As support for the death penalty has steadily declined in the U.S. in recent decades, the federal government under President Trump and Attorney General William Barr have been on a killing spree, executing 10 men on death row, with several more men and one woman scheduled to die in the final weeks before Trump leaves office on Jan. 20. If the executions are carried out as planned, Trump will have authorized the most executions of any president in more than 100 years. Incoming President Joe Biden says he intends to end the use of capital punishment by the federal government during his time in office.
Among those on death row is Lisa Montgomery, a severely mentally ill woman who was convicted of the horrific crime of killing a pregnant acquaintance and cutting a full-term child from the womb, which survived, with Montgomery raising the baby as her own. Montgomery had survived a brutal childhood, where her father and friends repeatedly raped her, while her mother prostituted her to help pay the bills.
Between The Lines’ Melinda Tuhus spoke with Ngozi Ndulue, senior director of Research and Special Projects at the Death Penalty Information Center. Here she talks about some of the many ways that 2020 has been an aberrant year for the death penalty in the U.S.
NGOSI NDULUE: We’ve had a really unusual year in many ways with the death penalty in the U.S. We’ve had 17 executions total, and 10 of those executions were federal executions, and that’s the first time in modern history we’ve had that. And this was unusual both because of the history of federal executions, where we’ve gone 17 years without a single one. It’s also unusual because of the speed at which these happen. The last year that we had double-digit federal executions was in 1896. It’s also unusual because of some of the characteristics of the individual executions. We had the first execution of a Native American for a crime against another Native American on tribal land, and that caused a lot of protest from people of the Navajo Nation but other Native American tribes as well.
We had the youngest person executed in almost 70 years, and that was Brandon Bernard, who was 18 at the time of the crime. We also have the scheduled execution of Lisa Montgomery, where, if she’s executed in January, would be the first woman executed by the federal government in almost 70 years as well.
So, we’re really seeing aberrational activity at the federal level at the same time that we as a nation and the whole world are dealing with a pandemic that has upended so much of our normal life. And the response from the federal government in the midst of this pandemic has shown itself to be out of step with what other people are doing. So, between July and September, the federal government is the only jurisdiction that has carried out executions. There were only two other executions that were carried out after the pandemic was declared, one in Missouri and one in Texas. But really, states have stopped executions. They haven’t scheduled new ones. They’ve delayed executions where they had already been scheduled, so we’re really seeing a break with history on the part of the federal government.

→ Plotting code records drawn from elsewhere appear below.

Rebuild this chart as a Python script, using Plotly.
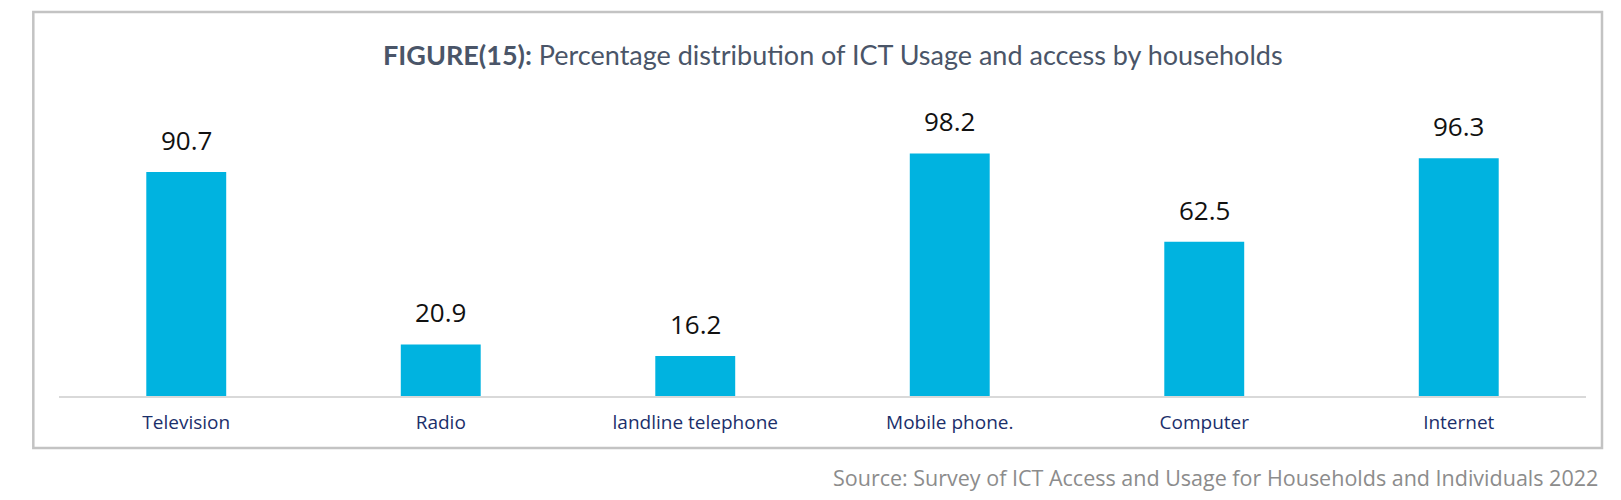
import plotly.graph_objects as go

categories = ["Television", "Radio", "landline telephone", "Mobile phone.", "Computer", "Internet"]
values = [90.7, 20.9, 16.2, 98.2, 62.5, 96.3]
value_labels = ["90.7", "20.9", "16.2", "98.2", "62.5", "96.3"]

title_bold = "FIGURE(15):"
title_rest = " Percentage distribution of ICT Usage and access by households"
source_text = "Source: Survey of ICT Access and Usage for Households and Individuals 2022"

W, H = 1621, 500
# plot area in pixels
left, right = 58.7, 1586
top, bottom = 149, 396

fig = go.Figure()
fig.add_trace(go.Bar(
    x=categories,
    y=values,
    marker=dict(color="#00B3E0", line=dict(width=0)),
    hoverinfo="x+y",
))

# value labels above the bars
for cat, val, lab in zip(categories, values, value_labels):
    fig.add_annotation(
        x=cat, y=val, text=lab, showarrow=False,
        yanchor="bottom", yshift=12,
        font=dict(family="Open Sans", size=26, color="#111111"),
    )

pw = right - left
ph = bottom - top

# outer frame around the chart
fig.add_shape(
    type="rect", xref="paper", yref="paper",
    x0=(33 - left) / pw, x1=(1602 - left) / pw,
    y0=(bottom - 448) / ph, y1=(bottom - 12) / ph,
    line=dict(color="#c3c3c3", width=2.5),
    layer="below",
)

# title
fig.add_annotation(
    xref="paper", yref="paper",
    x=(833 - left) / pw, y=(bottom - 54) / ph,
    text=f"<b>{title_bold}</b>{title_rest}",
    showarrow=False, xanchor="center", yanchor="middle",
    font=dict(family="Lato", size=27, color="#4a5568"),
)

# source note
fig.add_annotation(
    xref="paper", yref="paper",
    x=(1600 - left) / pw, y=(bottom - 477) / ph,
    text=source_text,
    showarrow=False, xanchor="right", yanchor="middle",
    font=dict(family="Open Sans", size=21.5, color="#8c8c8c"),
)

fig.update_layout(
    width=W, height=H,
    margin=dict(l=left, r=W - right, t=top, b=H - bottom, pad=0),
    paper_bgcolor="white",
    plot_bgcolor="white",
    bargap=0.686,
    showlegend=False,
)
fig.update_xaxes(
    showline=True, linecolor="#d9d9d9", linewidth=2,
    showgrid=False, ticks="", ticklabelstandoff=8,
    tickfont=dict(family="Open Sans", size=19, color="#1b2f6b"),
)
fig.update_yaxes(
    range=[0, 100], visible=False, showgrid=False, zeroline=False,
)

# drop the default page margin so the figure fills the window
fig.write_html(
    "out.html",
    config={"displayModeBar": False},
    post_script="document.body.style.margin='0';",
)
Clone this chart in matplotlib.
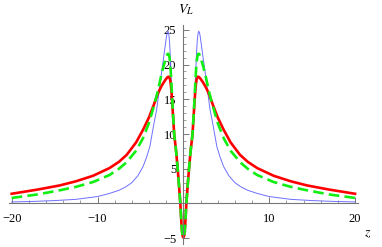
import numpy as np
import matplotlib
matplotlib.use('Agg')
import matplotlib.pyplot as plt

# values (right half, curves are symmetric in z)
z_blue = [0, 0.1, 0.2, 0.28, 0.35, 0.5, 0.66, 0.85, 1.07, 1.3, 1.48, 1.55, 1.62, 1.7, 1.79,
          1.88, 1.97, 2.08, 2.2, 2.5, 2.8, 3.1, 3.5, 3.9, 4.3, 4.7, 5.3, 6.0, 6.7, 7.5,
          8.6, 10, 12.5, 15, 17.5, 20]
v_blue = [-4.9, -4.6, -3.4, -1.6, 0, 2.5, 5, 7.6, 10, 15, 20, 22, 23.4, 24.4, 24.8,
          24.6, 24.0, 23.0, 21.9, 19.2, 16.4, 13.6, 11.0, 8.2, 6.6, 5.3, 4.0, 3.0, 2.4, 1.9,
          1.45, 1.0, 0.6, 0.42, 0.3, 0.22]

z_red = [0, 0.1, 0.2, 0.28, 0.35, 0.5, 0.66, 0.85, 1.07, 1.3, 1.38, 1.45, 1.52, 1.6, 1.7,
         1.82, 2.0, 2.25, 2.5, 2.75, 3.0, 3.5, 4.0, 4.7, 5.5, 6.6, 7.5, 8.6, 10.5, 12.5,
         14.4, 17, 20]
v_red = [-4.9, -4.6, -3.4, -1.6, 0, 2.5, 5, 7.6, 10, 14.6, 16.0, 17.0, 17.7, 18.1, 18.25,
         18.2, 17.95, 17.5, 17.0, 16.4, 15.7, 14.0, 12.4, 10.6, 8.8, 7.0, 6.0, 5.1, 4.0, 3.2,
         2.6, 2.0, 1.4]

z_green = [0, 0.1, 0.2, 0.28, 0.35, 0.5, 0.66, 0.85, 1.07, 1.3, 1.4, 1.48, 1.56, 1.64,
           1.74, 1.85, 2.0, 2.3, 2.6, 2.95, 3.3, 4.0, 4.7, 5.5, 6.65, 7.5, 8.6, 10.5, 12.5,
           14.4, 17, 20]
v_green = [-4.9, -4.6, -3.4, -1.6, 0, 2.5, 5, 7.6, 10, 15, 17.5, 19.2, 20.5, 21.2,
           21.55, 21.5, 21.0, 19.8, 18.3, 16.3, 14.6, 11.6, 9.4, 7.6, 5.9, 5.0, 4.1, 3.1, 2.4,
           1.9, 1.3, 0.8]

x_ticks = [-20, -10, 10, 20]
y_ticks = [-5, 5, 10, 15, 20, 25]


def full(z, v):
    z = np.array(z)
    v = np.array(v)
    return np.concatenate([-z[:0:-1], z]), np.concatenate([v[:0:-1], v])


fig = plt.figure(figsize=(3.82, 2.47), dpi=100)
# axes placed so that z=-20..20 and V=-5..25 land where they are in the reference
ax = fig.add_axes([9.1 / 382, 2.5 / 247, (357.6 - 9.1) / 382, (244.5 - 24.9) / 247])
ax.set_xlim(-20.3, 20.3)
ax.set_ylim(-5.9, 25.7)

zb, vb = full(z_blue, v_blue)
zr, vr = full(z_red, v_red)
zg, vg = full(z_green, v_green)
ax.plot(zb, vb, color='#6f6fff', lw=0.7, solid_joinstyle='round')
ax.plot(zr, vr, color='#ff0000', lw=1.9, solid_joinstyle='round')
ax.plot(zg, vg, color='#11ee11', lw=1.9, dashes=(4, 2), dash_joinstyle='round')

for s in ['top', 'right']:
    ax.spines[s].set_visible(False)
ax.spines['left'].set_position(('data', 0))
ax.spines['bottom'].set_position(('data', 0))
for s in ['left', 'bottom']:
    ax.spines[s].set_color('#777777')
    ax.spines[s].set_linewidth(0.8)

ax.set_xticks(x_ticks)
ax.set_xticklabels(['\u2212' + str(-t) if t < 0 else str(t) for t in x_ticks])
ax.set_xticks(np.arange(-20, 21, 2), minor=True)
ax.set_yticks(y_ticks)
ax.set_yticklabels(['\u2212' + str(-t) if t < 0 else str(t) for t in y_ticks])
ax.set_yticks(np.arange(-5, 26, 1), minor=True)
ax.tick_params(which='both', direction='in', colors='#777777', labelcolor='black',
               labelsize=9)
ax.tick_params(which='major', length=4, width=0.7)
ax.tick_params(which='minor', length=2, width=0.5)
ax.tick_params(axis='x', pad=7)
ax.tick_params(axis='y', pad=5)
for lab in ax.get_xticklabels() + ax.get_yticklabels():
    lab.set_family('Liberation Serif')
ax.patch.set_alpha(0)

fig.text(186 / 382, 1 - 10 / 247, '$V_L$', ha='center', va='center', fontsize=10,
         family='Liberation Serif', math_fontfamily='stix')
fig.text(368 / 382, 1 - 233 / 247, '$z$', ha='center', va='center', fontsize=10,
         math_fontfamily='stix')

fig.savefig('out.png', dpi=100)
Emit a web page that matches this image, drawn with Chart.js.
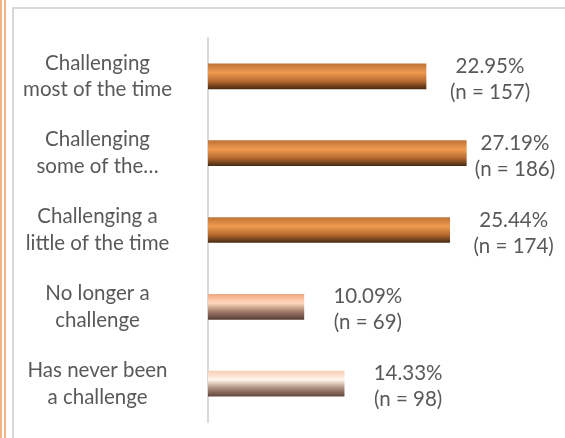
<!DOCTYPE html>
<html>
<head>
<meta charset="utf-8">
<script src="https://cdn.jsdelivr.net/npm/chart.js@4"></script>
<style>
    html, body { margin: 0; padding: 0; background: #fff; }
    body { width: 565px; height: 438px; position: relative; overflow: hidden; }
    .stripe { position: absolute; top: 0; bottom: 0; width: 2px; background: #f4b183; }
    #frame { position: absolute; left: 12px; top: 7px; right: -4px; bottom: -4px; border-top: 2px solid #d9d9d9; border-left: 2px solid #d9d9d9; }
    #wrap { position: absolute; left: 0; top: 0; width: 565px; height: 438px; }
</style>
</head>
<body>
<div class="stripe" style="left:0px"></div>
<div class="stripe" style="left:4px"></div>
<div id="frame"></div>
<div id="wrap"><canvas id="chart" width="565" height="438"></canvas></div>
<script>
document.addEventListener('DOMContentLoaded', function() {
    // Chart data
    const categories = [
        ['Challenging', 'most of the time'],
        ['Challenging', 'some of the\u2026'],
        ['Challenging a', 'little of the time'],
        ['No longer a', 'challenge'],
        ['Has never been', 'a challenge']
    ];
    const percentages = [22.95, 27.19, 25.44, 10.09, 14.33];
    const counts = [157, 186, 174, 69, 98];

    const textColor = '#595959';
    const fontFamily = 'Lato, "Open Sans", sans-serif';
    const fontSize = 20.5;
    const barThickness = 25;

    // gradient stops per bar (top -> bottom)
    const orangeStops = [[0, '#c07438'], [0.35, '#f09a50'], [0.7, '#b5692e'], [1, '#4a2a12']];
    const barStops = [
        orangeStops,
        orangeStops,
        orangeStops,
        [[0, '#f0a882'], [0.35, '#ffd8bc'], [0.7, '#a07868'], [1, '#5a4038']],
        [[0, '#f8d0b8'], [0.35, '#fff6ea'], [0.7, '#a88878'], [1, '#65483e']]
    ];

    function barGradient(context) {
        const chart = context.chart;
        const yScale = chart.scales.y;
        if (!yScale || context.dataIndex === undefined) return '#e08a40';
        const yc = yScale.getPixelForValue(context.dataIndex);
        if (!isFinite(yc)) return '#e08a40';
        const g = chart.ctx.createLinearGradient(0, yc - barThickness / 2, 0, yc + barThickness / 2);
        barStops[context.dataIndex].forEach(s => g.addColorStop(s[0], s[1]));
        return g;
    }

    // Two-line value labels to the right of each bar (kept inside the canvas)
    const valueLabels = {
        id: 'valueLabels',
        afterDatasetsDraw(chart) {
            const ctx = chart.ctx;
            const meta = chart.getDatasetMeta(0);
            ctx.save();
            ctx.fillStyle = textColor;
            ctx.font = fontSize + 'px ' + fontFamily;
            ctx.textAlign = 'center';
            ctx.textBaseline = 'middle';
            meta.data.forEach((bar, i) => {
                const x = Math.min(bar.x + 64, chart.width - 50);
                ctx.fillText(percentages[i].toFixed(2) + '%', x, bar.y - 10);
                ctx.fillText('(n = ' + counts[i] + ')', x, bar.y + 16);
            });
            ctx.restore();
        }
    };

    const ctx = document.getElementById('chart').getContext('2d');
    new Chart(ctx, {
        type: 'bar',
        data: {
            labels: categories,
            datasets: [{
                data: percentages,
                backgroundColor: barGradient,
                borderWidth: 0,
                barThickness: barThickness
            }]
        },
        options: {
            indexAxis: 'y',
            responsive: false,
            animation: false,
            layout: { padding: { top: 38, bottom: 16, right: 72, left: 0 } },
            plugins: {
                legend: { display: false },
                tooltip: { enabled: false }
            },
            scales: {
                x: {
                    display: false,
                    min: 0,
                    max: 30
                },
                y: {
                    afterFit: scale => {
                        scale.width = 208;
                        scale.paddingTop = 0;
                        scale.paddingBottom = 0;
                    },
                    grid: { display: false },
                    border: { display: true, color: '#d9d9d9', width: 2 },
                    ticks: {
                        color: textColor,
                        padding: 28,
                        crossAlign: 'center',
                        font: { family: fontFamily, size: fontSize, lineHeight: 1.3 }
                    }
                }
            }
        },
        plugins: [valueLabels]
    });
});
</script>
</body>
</html>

But at the same time we’re seeing some very consistent factors, we’re seeing lower support for the death penalty, which we’ve seen decreasing throughout the years. Even before the pandemic, we were already on track for lower numbers of death sentences and executions. So we’re seeing a declined use of the death penalty across the country, and some of that has been affected by the pandemic, but we know there’s a longer term trend.
MELINDA TUHUS: Ngosi Ndulue, from what I know about these cases, these men and this woman really could be considered the worst of the worst. We don’t have time to go into the details, but their crimes really were horrible. So what’s your response to someone saying If anyone is going to be executed, these are the ones?
NGOSI NDULUE: I think that question about the worst of the worst is supposed to be at the heart of who gets sentenced to death, but what we see is that we’re not reliably seeing that in the death penalty and who’s being executed. I want to point out that the first people to be executed under federal executions was not based on some type of orderly chart about who is next and who was on death row last. It was a discretionary decision that was made by the attorney general and the Department of Justice, right? So I think there definitely was a lot of thought about who was going to be chosen to be first, and I think that there was this idea, especially for crimes against children, that there was something they wanted to showcase the federal death penalty in some way. We also see that in the fact that the first executions were announced during the time that Black Lives Matter protests and racial justice protests throughout the country were happening about general anti-Black racism and other broader issues.
And we noticed that the first three who were announced to be executed were white; we know that there were no Black people in that batch. We also know that’s very different than who is actually on death row. We know that federal death row is disproportionally black and disproportionally people of color. And we also know that racial bias comes into a number of places: about jury selection, about decisions about future dangerousness. So, I think I would say in thinking about the cases, there were choices made about which cases would be first, but even in that group of cases that were chosen to be first, we still have questions about “Are we truly looking at the worst of the worst?”